# [To be done]
Could you give the data below again, exactly and completely?

# [Material]
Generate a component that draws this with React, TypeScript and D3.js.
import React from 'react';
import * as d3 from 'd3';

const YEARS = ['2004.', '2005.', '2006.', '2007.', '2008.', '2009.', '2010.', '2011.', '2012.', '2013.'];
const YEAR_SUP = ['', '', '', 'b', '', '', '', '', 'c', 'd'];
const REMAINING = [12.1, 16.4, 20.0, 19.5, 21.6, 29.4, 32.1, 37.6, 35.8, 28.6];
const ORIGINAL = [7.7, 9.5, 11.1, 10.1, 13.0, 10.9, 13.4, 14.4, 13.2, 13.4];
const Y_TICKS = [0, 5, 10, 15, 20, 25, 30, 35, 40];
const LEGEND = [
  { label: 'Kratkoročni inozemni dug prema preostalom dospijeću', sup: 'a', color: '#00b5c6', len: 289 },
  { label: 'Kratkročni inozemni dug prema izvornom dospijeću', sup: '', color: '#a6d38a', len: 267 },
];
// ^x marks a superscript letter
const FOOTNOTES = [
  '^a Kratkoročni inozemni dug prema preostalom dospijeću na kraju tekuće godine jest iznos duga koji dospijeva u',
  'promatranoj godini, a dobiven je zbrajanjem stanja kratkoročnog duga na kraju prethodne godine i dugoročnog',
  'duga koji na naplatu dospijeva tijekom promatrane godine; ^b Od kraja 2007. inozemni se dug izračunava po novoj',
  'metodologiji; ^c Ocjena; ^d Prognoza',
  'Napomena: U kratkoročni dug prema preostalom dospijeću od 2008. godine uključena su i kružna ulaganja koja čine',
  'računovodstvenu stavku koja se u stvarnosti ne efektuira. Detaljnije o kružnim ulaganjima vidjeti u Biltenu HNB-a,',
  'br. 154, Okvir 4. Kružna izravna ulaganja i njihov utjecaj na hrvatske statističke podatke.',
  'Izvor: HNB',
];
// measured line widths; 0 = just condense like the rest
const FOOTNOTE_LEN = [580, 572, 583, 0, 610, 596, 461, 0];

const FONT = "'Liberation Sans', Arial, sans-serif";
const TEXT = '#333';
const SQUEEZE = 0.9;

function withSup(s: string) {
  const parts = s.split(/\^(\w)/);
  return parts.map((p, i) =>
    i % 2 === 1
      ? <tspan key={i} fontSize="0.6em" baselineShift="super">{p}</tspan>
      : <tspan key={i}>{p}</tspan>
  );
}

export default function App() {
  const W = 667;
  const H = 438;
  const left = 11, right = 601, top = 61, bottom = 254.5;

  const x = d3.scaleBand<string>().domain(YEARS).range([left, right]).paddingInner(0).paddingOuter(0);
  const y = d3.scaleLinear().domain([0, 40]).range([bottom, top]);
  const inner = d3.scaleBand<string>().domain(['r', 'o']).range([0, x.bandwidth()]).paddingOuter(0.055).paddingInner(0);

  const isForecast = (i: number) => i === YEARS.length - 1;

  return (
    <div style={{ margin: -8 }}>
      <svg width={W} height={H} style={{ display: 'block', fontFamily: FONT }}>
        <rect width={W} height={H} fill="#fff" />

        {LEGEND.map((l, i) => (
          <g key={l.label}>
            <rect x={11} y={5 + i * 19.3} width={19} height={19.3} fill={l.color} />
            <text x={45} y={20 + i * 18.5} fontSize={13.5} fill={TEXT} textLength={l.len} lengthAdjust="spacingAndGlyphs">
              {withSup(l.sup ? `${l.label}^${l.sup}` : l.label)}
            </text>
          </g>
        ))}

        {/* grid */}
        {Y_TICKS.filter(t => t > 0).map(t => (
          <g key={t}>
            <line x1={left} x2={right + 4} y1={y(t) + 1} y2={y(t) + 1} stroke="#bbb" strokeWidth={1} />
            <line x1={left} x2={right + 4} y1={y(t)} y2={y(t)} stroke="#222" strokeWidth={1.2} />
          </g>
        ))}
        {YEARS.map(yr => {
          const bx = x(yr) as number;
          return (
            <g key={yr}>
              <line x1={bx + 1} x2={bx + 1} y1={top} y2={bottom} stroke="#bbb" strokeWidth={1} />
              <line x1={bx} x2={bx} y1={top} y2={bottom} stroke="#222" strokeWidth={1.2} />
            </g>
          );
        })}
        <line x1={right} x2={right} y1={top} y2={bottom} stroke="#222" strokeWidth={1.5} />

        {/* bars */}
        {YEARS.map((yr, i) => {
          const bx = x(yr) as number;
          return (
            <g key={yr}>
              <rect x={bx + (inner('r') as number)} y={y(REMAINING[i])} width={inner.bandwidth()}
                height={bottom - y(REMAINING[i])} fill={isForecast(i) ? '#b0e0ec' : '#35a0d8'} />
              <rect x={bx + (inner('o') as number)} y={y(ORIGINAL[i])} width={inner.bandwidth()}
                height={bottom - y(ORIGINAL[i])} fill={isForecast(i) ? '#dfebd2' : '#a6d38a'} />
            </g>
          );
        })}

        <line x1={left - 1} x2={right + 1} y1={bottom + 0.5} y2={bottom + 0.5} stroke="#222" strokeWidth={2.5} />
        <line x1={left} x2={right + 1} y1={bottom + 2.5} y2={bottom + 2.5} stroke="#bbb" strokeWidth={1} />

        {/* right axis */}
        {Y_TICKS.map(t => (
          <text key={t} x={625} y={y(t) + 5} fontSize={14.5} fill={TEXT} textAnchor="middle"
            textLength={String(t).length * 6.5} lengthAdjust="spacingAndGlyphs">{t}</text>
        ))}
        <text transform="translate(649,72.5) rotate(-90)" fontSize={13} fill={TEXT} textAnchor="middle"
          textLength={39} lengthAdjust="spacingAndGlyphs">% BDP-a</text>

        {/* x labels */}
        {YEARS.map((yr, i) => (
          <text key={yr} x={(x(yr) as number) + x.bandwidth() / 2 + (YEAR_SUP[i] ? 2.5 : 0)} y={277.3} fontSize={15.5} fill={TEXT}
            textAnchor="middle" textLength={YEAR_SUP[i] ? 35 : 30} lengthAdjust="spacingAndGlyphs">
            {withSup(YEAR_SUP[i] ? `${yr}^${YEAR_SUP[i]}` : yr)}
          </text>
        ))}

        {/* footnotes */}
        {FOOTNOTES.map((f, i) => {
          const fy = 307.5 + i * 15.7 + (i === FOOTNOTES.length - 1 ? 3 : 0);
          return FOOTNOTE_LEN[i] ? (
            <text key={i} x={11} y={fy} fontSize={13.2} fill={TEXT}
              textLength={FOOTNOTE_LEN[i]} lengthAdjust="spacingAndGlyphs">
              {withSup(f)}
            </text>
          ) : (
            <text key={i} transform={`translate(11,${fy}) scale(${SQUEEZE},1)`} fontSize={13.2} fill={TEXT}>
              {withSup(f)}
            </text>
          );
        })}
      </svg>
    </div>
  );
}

# [Reply to the task]
Generate a component that draws this with React, TypeScript and D3.js.
import React from 'react';
import * as d3 from 'd3';

const YEARS = ['2004.', '2005.', '2006.', '2007.', '2008.', '2009.', '2010.', '2011.', '2012.', '2013.'];
const YEAR_SUP = ['', '', '', 'b', '', '', '', '', 'c', 'd'];
const REMAINING = [12.1, 16.4, 20.0, 19.5, 21.6, 29.4, 32.1, 37.6, 35.8, 28.6];
const ORIGINAL = [7.7, 9.5, 11.1, 10.1, 13.0, 10.9, 13.4, 14.4, 13.2, 13.4];
const Y_TICKS = [0, 5, 10, 15, 20, 25, 30, 35, 40];
const LEGEND = [
  { label: 'Kratkoročni inozemni dug prema preostalom dospijeću', sup: 'a', color: '#00b5c6', len: 289 },
  { label: 'Kratkročni inozemni dug prema izvornom dospijeću', sup: '', color: '#a6d38a', len: 267 },
];
// ^x marks a superscript letter
const FOOTNOTES = [
  '^a Kratkoročni inozemni dug prema preostalom dospijeću na kraju tekuće godine jest iznos duga koji dospijeva u',
  'promatranoj godini, a dobiven je zbrajanjem stanja kratkoročnog duga na kraju prethodne godine i dugoročnog',
  'duga koji na naplatu dospijeva tijekom promatrane godine; ^b Od kraja 2007. inozemni se dug izračunava po novoj',
  'metodologiji; ^c Ocjena; ^d Prognoza',
  'Napomena: U kratkoročni dug prema preostalom dospijeću od 2008. godine uključena su i kružna ulaganja koja čine',
  'računovodstvenu stavku koja se u stvarnosti ne efektuira. Detaljnije o kružnim ulaganjima vidjeti u Biltenu HNB-a,',
  'br. 154, Okvir 4. Kružna izravna ulaganja i njihov utjecaj na hrvatske statističke podatke.',
  'Izvor: HNB',
];
// measured line widths; 0 = just condense like the rest
const FOOTNOTE_LEN = [580, 572, 583, 0, 610, 596, 461, 0];

const FONT = "'Liberation Sans', Arial, sans-serif";
const TEXT = '#333';
const SQUEEZE = 0.9;

function withSup(s: string) {
  const parts = s.split(/\^(\w)/);
  return parts.map((p, i) =>
    i % 2 === 1
      ? <tspan key={i} fontSize="0.6em" baselineShift="super">{p}</tspan>
      : <tspan key={i}>{p}</tspan>
  );
}

export default function App() {
  const W = 667;
  const H = 438;
  const left = 11, right = 601, top = 61, bottom = 254.5;

  const x = d3.scaleBand<string>().domain(YEARS).range([left, right]).paddingInner(0).paddingOuter(0);
  const y = d3.scaleLinear().domain([0, 40]).range([bottom, top]);
  const inner = d3.scaleBand<string>().domain(['r', 'o']).range([0, x.bandwidth()]).paddingOuter(0.055).paddingInner(0);

  const isForecast = (i: number) => i === YEARS.length - 1;

  return (
    <div style={{ margin: -8 }}>
      <svg width={W} height={H} style={{ display: 'block', fontFamily: FONT }}>
        <rect width={W} height={H} fill="#fff" />

        {LEGEND.map((l, i) => (
          <g key={l.label}>
            <rect x={11} y={5 + i * 19.3} width={19} height={19.3} fill={l.color} />
            <text x={45} y={20 + i * 18.5} fontSize={13.5} fill={TEXT} textLength={l.len} lengthAdjust="spacingAndGlyphs">
              {withSup(l.sup ? `${l.label}^${l.sup}` : l.label)}
            </text>
          </g>
        ))}

        {/* grid */}
        {Y_TICKS.filter(t => t > 0).map(t => (
          <g key={t}>
            <line x1={left} x2={right + 4} y1={y(t) + 1} y2={y(t) + 1} stroke="#bbb" strokeWidth={1} />
            <line x1={left} x2={right + 4} y1={y(t)} y2={y(t)} stroke="#222" strokeWidth={1.2} />
          </g>
        ))}
        {YEARS.map(yr => {
          const bx = x(yr) as number;
          return (
            <g key={yr}>
              <line x1={bx + 1} x2={bx + 1} y1={top} y2={bottom} stroke="#bbb" strokeWidth={1} />
              <line x1={bx} x2={bx} y1={top} y2={bottom} stroke="#222" strokeWidth={1.2} />
            </g>
          );
        })}
        <line x1={right} x2={right} y1={top} y2={bottom} stroke="#222" strokeWidth={1.5} />

        {/* bars */}
        {YEARS.map((yr, i) => {
          const bx = x(yr) as number;
          return (
            <g key={yr}>
              <rect x={bx + (inner('r') as number)} y={y(REMAINING[i])} width={inner.bandwidth()}
                height={bottom - y(REMAINING[i])} fill={isForecast(i) ? '#b0e0ec' : '#35a0d8'} />
              <rect x={bx + (inner('o') as number)} y={y(ORIGINAL[i])} width={inner.bandwidth()}
                height={bottom - y(ORIGINAL[i])} fill={isForecast(i) ? '#dfebd2' : '#a6d38a'} />
            </g>
          );
        })}

        <line x1={left - 1} x2={right + 1} y1={bottom + 0.5} y2={bottom + 0.5} stroke="#222" strokeWidth={2.5} />
        <line x1={left} x2={right + 1} y1={bottom + 2.5} y2={bottom + 2.5} stroke="#bbb" strokeWidth={1} />

        {/* right axis */}
        {Y_TICKS.map(t => (
          <text key={t} x={625} y={y(t) + 5} fontSize={14.5} fill={TEXT} textAnchor="middle"
            textLength={String(t).length * 6.5} lengthAdjust="spacingAndGlyphs">{t}</text>
        ))}
        <text transform="translate(649,72.5) rotate(-90)" fontSize={13} fill={TEXT} textAnchor="middle"
          textLength={39} lengthAdjust="spacingAndGlyphs">% BDP-a</text>

        {/* x labels */}
        {YEARS.map((yr, i) => (
          <text key={yr} x={(x(yr) as number) + x.bandwidth() / 2 + (YEAR_SUP[i] ? 2.5 : 0)} y={277.3} fontSize={15.5} fill={TEXT}
            textAnchor="middle" textLength={YEAR_SUP[i] ? 35 : 30} lengthAdjust="spacingAndGlyphs">
            {withSup(YEAR_SUP[i] ? `${yr}^${YEAR_SUP[i]}` : yr)}
          </text>
        ))}

        {/* footnotes */}
        {FOOTNOTES.map((f, i) => {
          const fy = 307.5 + i * 15.7 + (i === FOOTNOTES.length - 1 ? 3 : 0);
          return FOOTNOTE_LEN[i] ? (
            <text key={i} x={11} y={fy} fontSize={13.2} fill={TEXT}
              textLength={FOOTNOTE_LEN[i]} lengthAdjust="spacingAndGlyphs">
              {withSup(f)}
            </text>
          ) : (
            <text key={i} transform={`translate(11,${fy}) scale(${SQUEEZE},1)`} fontSize={13.2} fill={TEXT}>
              {withSup(f)}
            </text>
          );
        })}
      </svg>
    </div>
  );
}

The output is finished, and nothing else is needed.